Children from disadvantaged backgrounds need to do more than just attend a good school to boost their educational achievement, a report has claimed.
The report for charity Joseph Rowntree Foundation highlighted how a quarter of poor children in England gain five good GCSEs compared with half of all pupils.
School quality accounted for a fraction of variations in achievement, it said.
Family disadvantage is passed on from one generation to the next in a cycle of underachievement, it added.
The report said that factors such as how children felt about themselves and their learning also needed to be tackled.
'Chavs and posh'
The report, which summarises the findings of eight earlier projects for the charity's education and poverty programme, seeks to understand the well-known correlation between poverty and low educational performance.
Parents who were making a choice between low income and long hours found it hard to give children good life chances, the report added.

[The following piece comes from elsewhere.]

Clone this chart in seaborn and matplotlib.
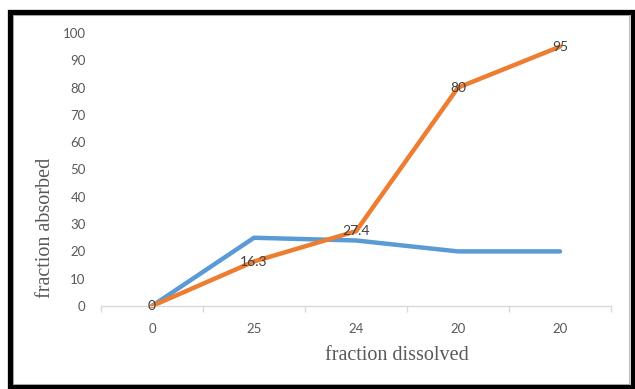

It claimed that just 14% of the difference between individual's performance was down to the quality of the school.
Report author Donald Hirsch said: "What this means is that if you simply looked at factors which varied from one school to another - there would not be that much difference in educational performance.
"Looking at children's social background had much more of an impact."

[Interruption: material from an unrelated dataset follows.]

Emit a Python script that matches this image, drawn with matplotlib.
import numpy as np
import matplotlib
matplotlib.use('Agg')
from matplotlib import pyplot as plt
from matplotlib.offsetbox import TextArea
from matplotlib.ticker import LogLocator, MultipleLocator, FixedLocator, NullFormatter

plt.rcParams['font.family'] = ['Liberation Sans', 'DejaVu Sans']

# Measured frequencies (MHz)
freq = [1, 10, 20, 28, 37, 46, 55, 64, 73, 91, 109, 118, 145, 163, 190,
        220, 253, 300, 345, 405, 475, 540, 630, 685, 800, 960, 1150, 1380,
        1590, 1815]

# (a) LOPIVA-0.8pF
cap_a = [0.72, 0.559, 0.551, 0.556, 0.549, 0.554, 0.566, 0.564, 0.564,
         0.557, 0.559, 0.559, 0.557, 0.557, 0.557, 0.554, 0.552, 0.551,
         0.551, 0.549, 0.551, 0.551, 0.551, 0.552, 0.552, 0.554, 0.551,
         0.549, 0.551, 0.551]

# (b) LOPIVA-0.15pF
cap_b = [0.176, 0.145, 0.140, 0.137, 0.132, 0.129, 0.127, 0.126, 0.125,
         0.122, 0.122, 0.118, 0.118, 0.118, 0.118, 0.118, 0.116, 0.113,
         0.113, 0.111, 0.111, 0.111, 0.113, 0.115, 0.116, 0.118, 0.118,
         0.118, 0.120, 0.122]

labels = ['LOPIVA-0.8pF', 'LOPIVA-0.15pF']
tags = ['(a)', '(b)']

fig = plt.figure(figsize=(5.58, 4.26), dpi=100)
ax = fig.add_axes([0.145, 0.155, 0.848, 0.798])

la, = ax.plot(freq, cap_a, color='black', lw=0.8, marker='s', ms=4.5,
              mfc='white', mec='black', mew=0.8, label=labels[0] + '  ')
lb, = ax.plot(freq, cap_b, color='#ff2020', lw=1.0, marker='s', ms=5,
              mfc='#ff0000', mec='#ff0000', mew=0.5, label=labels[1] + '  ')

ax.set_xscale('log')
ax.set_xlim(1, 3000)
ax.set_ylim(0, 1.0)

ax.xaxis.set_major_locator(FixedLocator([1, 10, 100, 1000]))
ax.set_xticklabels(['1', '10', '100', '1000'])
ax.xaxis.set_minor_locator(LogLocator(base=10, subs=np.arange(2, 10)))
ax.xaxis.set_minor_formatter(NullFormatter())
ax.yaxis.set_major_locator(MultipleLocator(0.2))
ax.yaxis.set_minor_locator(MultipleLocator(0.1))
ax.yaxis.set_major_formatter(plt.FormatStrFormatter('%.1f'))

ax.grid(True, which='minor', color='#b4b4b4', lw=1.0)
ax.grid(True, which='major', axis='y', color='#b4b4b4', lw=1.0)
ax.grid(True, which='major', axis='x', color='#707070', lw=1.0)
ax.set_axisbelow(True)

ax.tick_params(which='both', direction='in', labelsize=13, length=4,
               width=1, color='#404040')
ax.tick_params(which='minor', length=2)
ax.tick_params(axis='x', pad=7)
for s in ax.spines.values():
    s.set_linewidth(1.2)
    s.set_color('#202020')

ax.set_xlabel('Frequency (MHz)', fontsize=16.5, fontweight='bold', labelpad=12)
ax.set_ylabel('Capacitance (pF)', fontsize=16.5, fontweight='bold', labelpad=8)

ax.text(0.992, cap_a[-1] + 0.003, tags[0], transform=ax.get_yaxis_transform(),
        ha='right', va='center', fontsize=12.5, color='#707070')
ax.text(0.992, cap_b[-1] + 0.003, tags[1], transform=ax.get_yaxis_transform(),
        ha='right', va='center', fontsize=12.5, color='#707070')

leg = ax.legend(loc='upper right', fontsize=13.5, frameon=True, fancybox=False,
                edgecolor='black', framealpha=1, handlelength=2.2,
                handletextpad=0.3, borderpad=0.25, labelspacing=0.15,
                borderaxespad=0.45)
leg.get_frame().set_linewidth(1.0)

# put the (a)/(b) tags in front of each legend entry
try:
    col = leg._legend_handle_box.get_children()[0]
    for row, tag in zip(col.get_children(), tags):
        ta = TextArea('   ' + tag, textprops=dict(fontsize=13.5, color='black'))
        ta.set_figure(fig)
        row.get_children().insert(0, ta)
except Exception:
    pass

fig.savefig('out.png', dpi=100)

This research did not imply that poorer parents don't care about their children's education
Joseph Rowntree Foundation report
Children were highly aware of their social position and the limitations it placed upon them.
Many had clear stereotypes of "chavs" and "posh" children, the report found.
And children from different backgrounds had different attitudes to their learning and schools, which were developed at an early age.
For example, those in disadvantaged schools complained that they were shouted at by teachers, whereas those in more advantaged schools did not mention this.
The children concluded that those who had been able to develop reading and writing outside school were more confident and had higher self-esteem, the report said.
Mr Hirsch added that if children did not feel confident about their learning they were reluctant to invest effort into it.
What did help was more activities outside school which could help children develop their confidence.
Out-of-school activities should not be just an add-on, the report said, instead they were absolutely central to raising achievement.
The report also found children in advantaged homes not only had more help with their homework but more physical space to do it.
"This research did not imply that poorer parents don't care about their children's education.
"Many parents on low incomes lack the resources that allow them to help out, to provide conducive environments or to access relevant services," it added.
The arrival of extended schools, which will provide homework clubs and help for children and families, offered the opportunity for children from disadvantaged backgrounds to experience some out of school learning that better off children had access to, the report said.
But Mr Hirsch said there was a risk they would reinforce the negative perceptions that some disengaged children already had of school and learning.
Schools minister Lord Adonis said helping children from disadvantaged backgrounds was one of the government's key objectives.
The report's findings chimed with many of the things the government was already doing, he said.
"We will continue to focus on making sure every child can fulfil all aspects of their potential, regardless of their background."